I was at an event a while ago, listening to a full-time product person giving a presentation about how the private sector organisation they worked for delivered great products. It was a fantastic presentation from a talented product person. I learned a lot and I’d go and work for their organisation tomorrow, despite my long-standing addiction to the public sector.
But. There was one line in the middle of the presentation that bothered me and I played with it like a piece of food stuck between my teeth for the rest of the day, getting more and more irritated.
The line that bothered me was an assertion that the product person in the team should take up the slack of any other roles in the team that needed filling.
There was some context given around the fact that these other non-product roles were less than full-time, or less than permanent roles. Despite that, the inference was clear: any gaps in the team should be plugged by the product person.
Are we putting product down?
Product is a relatively new discipline and we’re often not clear enough about what it involves. My concern at what I’d heard that day caused me to gather together several niggles under the same heading. I’m not going to talk at length about these, but I would like to highlight two trends that could cause problems for product people, and suggest some possible fixes.
1. Role descriptions
The first trend is that I’ve seen descriptions of product roles that start with – or highlight – the ability to step into other roles as a key requirement. This isn’t necessarily entirely wrong. I agree that you need flexibility in multidisciplinary teams, and that it is important for product people to have a range of skills and an understanding of the other roles they’re working with. There is a limit, though.
If a delivery manager or software engineer job advert started the description of their role with “it’s important that the postholder knows a lot about other roles and can fill in for them from time to time”, what would we think? Or if a user researcher or performance analyst said “but I also help the team out by doing a different role”, would our responses be at all different to when this is included in a product job role description? If we’re not sure about our answers to these questions, then we’re at risk of downgrading the importance of a product role.
2. Core product skills
The other trend I’ve become aware of is that, as product people, we’re not good at discussing core product skills. To unpack this a little, by “core”, I mean skills that are critical to our success: user stories, planning, prioritisation, vision, negotiation, discovery, roadmaps, etc.
By “discussing”, I mean what gets covered in the various product community meetings, threads and chats that I’ve been involved in. My experience is that the core areas I’ve outlined above are discussed less often than other topics: roles/career pathways, assessments, hiring, training, interaction with other roles on a multidisciplinary team, skills used by other roles etc.
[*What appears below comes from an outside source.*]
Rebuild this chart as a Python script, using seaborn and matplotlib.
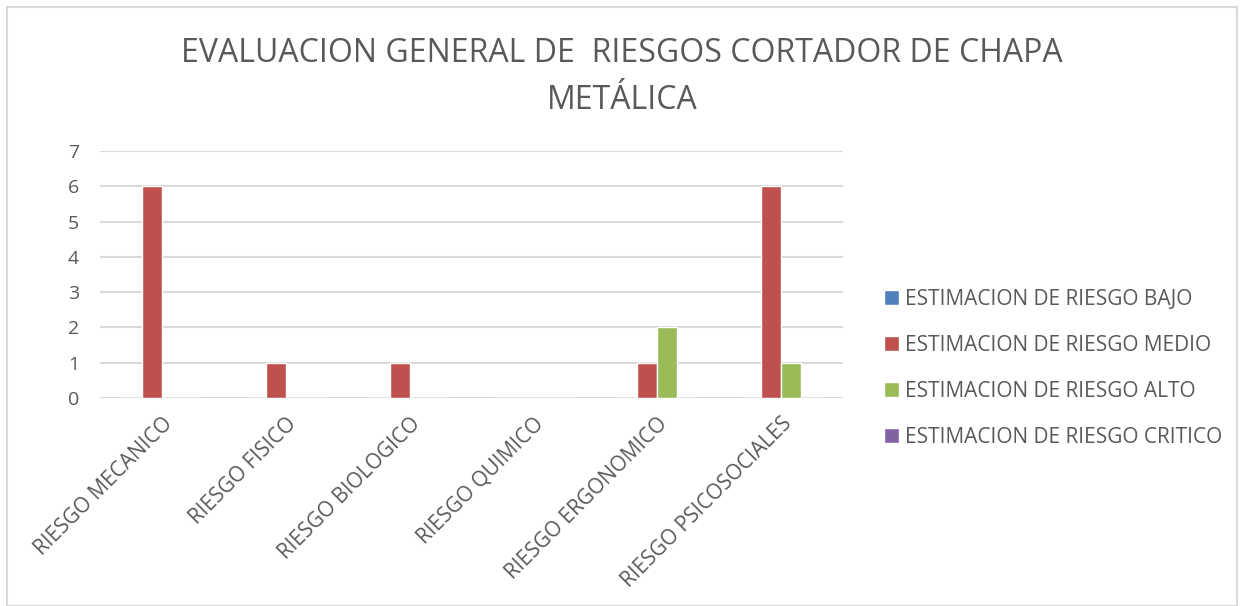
import matplotlib
matplotlib.use("Agg")
import matplotlib.pyplot as plt
import pandas as pd
import seaborn as sns
from matplotlib.patches import Rectangle

categories = ["RIESGO MECANICO", "RIESGO FISICO", "RIESGO BIOLOGICO",
              "RIESGO QUIMICO", "RIESGO ERGONOMICO", "RIESGO PSICOSOCIALES"]
series = ["ESTIMACION DE RIESGO BAJO", "ESTIMACION DE RIESGO MEDIO",
          "ESTIMACION DE RIESGO ALTO", "ESTIMACION DE RIESGO CRITICO"]
bajo = [0, 0, 0, 0, 0, 0]
medio = [6, 1, 1, 0, 1, 6]
alto = [0, 0, 0, 0, 2, 1]
critico = [0, 0, 0, 0, 0, 0]
colors = ["#4f81bd", "#c0504d", "#9bbb59", "#8064a2"]

rows = []
for name, vals in zip(series, [bajo, medio, alto, critico]):
    for cat, v in zip(categories, vals):
        rows.append({"categoria": cat, "serie": name, "valor": v})
df = pd.DataFrame(rows)

sns.set_style("white")
plt.rcParams["font.family"] = ["Open Sans", "DejaVu Sans"]
text_color = "#595959"

fig = plt.figure(figsize=(12.44, 6.06), dpi=100)
fig.patches.append(Rectangle((7 / 1244, 0), 1 - 14 / 1244, 1 - 7 / 606,
                             transform=fig.transFigure, fill=False,
                             edgecolor="#d9d9d9", linewidth=1.5))
ax = fig.add_axes([100 / 1244, (606 - 398) / 606, 743 / 1244, 247 / 606])

sns.barplot(data=df, x="categoria", y="valor", hue="serie", palette=colors,
            width=0.645, ax=ax, legend=True, saturation=1)

ax.set_ylim(0, 7)
ax.set_yticks(range(0, 8))
ax.yaxis.grid(True, color="#d9d9d9", linewidth=1.5)
ax.set_axisbelow(True)
for s in ax.spines.values():
    s.set_visible(False)
ax.set_xlabel("")
ax.set_ylabel("")
ax.tick_params(axis="both", length=0, colors=text_color)
ax.tick_params(axis="y", pad=15, labelsize=14)
ax.tick_params(axis="x", pad=11, labelsize=15)
for lab in ax.get_xticklabels():
    lab.set_rotation(45)
    lab.set_ha("right")
    lab.set_rotation_mode("anchor")

fig.text(0.5, 1 - 77 / 606, "EVALUACION GENERAL DE  RIESGOS CORTADOR DE CHAPA\nMETÁLICA",
         ha="center", va="center", fontsize=23, color=text_color, linespacing=1.55)

handles, labels = ax.get_legend_handles_labels()
ax.legend(handles, labels, loc="center left", bbox_to_anchor=(1.03, 0.12),
          frameon=False, fontsize=15, labelcolor=text_color,
          handlelength=0.7, handleheight=0.7, handletextpad=0.3,
          labelspacing=1.2)

fig.savefig("out.png", dpi=100)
It’s possible that this is just me being grumpy and everyone else is happy with their core product skills and wants to learn a bit more about other stuff. And that’s fine. What wouldn’t be good is if we, as a product community, allow our lack of confidence to dilute our focus on core skills.
That wouldn’t be good because focusing on other areas will lead to confusion about product roles. Worse, any failure to discuss important topics will inevitably create problems in articulating our product roles and developing our skills.
How to avoid putting product down
If this is a problem, then how do we avoid it? Here are three approaches that I think will improve things.
1. Be the glue
The biggest compliment I’ve ever been paid as a product person is to have someone else describe me as “the glue” in the team. Product is the crossroads where so many conversations and clarifications in a multidisciplinary team take place. Product people should always be serving as part of what makes the team more than a collection of individuals.
Being the glue sometimes means being able to step into a gap to clarify, unblock or assist delivery. It doesn’t mean enabling a long-term gap or area of team disfunctionality to be ignored. Stepping in to do some user research so that your user researcher can run multiple sessions: that’s good; doing all the user research because you don’t have a user researcher, that’s going to cause problems.
In the long-term doing multiple jobs badly to the detriment of your role harms your team more than it helps it.
2. Be clear
If we don’t understand our role as product people, then we can’t expect other people to. Product is a role, a profession and a craft and it has an equal right to exist as any other role within a multidisciplinary team.
Being confident about this doesn’t mean being unhelpful or aggressive; it means being able to talk to people about what we do, how we do it and why we do it. (“People” here includes immediate team members and also senior managers, stakeholders, and others, and “talk” doesn’t have to be verbal: blog posts can often be a useful way of communicating with people who are geographically distant.)
If we’ve waited to explain what we do, how we do it, and why we do it until there’s a debate about our role, then we’ve waited too long.
3. Understand the difference between core and secondary skills
Because product people need to work with such a varying range of other roles, it’s tempting to conflate the skills we need and the skills that are useful. Yes, those user research / UX / development / infrastructure / architecture / testing / prototyping skills / deep understanding of the history of the product you’re involved with are useful. But they won’t make or break your ability to do your job as a product person, in the same way as an inability to prioritise or communicate vision will.
(The other difference between core and secondary skills is that primary skills are always helpful but secondary skills can sometimes be a hindrance. A development background can be useful but it can make it difficult to keep the stories that you write from venturing too far into solution space, for example.)
Meta-title-footnote: As a Raymond Carver fan I’m more than happy to contribute to “What we talk about when we talk about X” becoming the 21st century version of “It is a truth universally acknowledged”.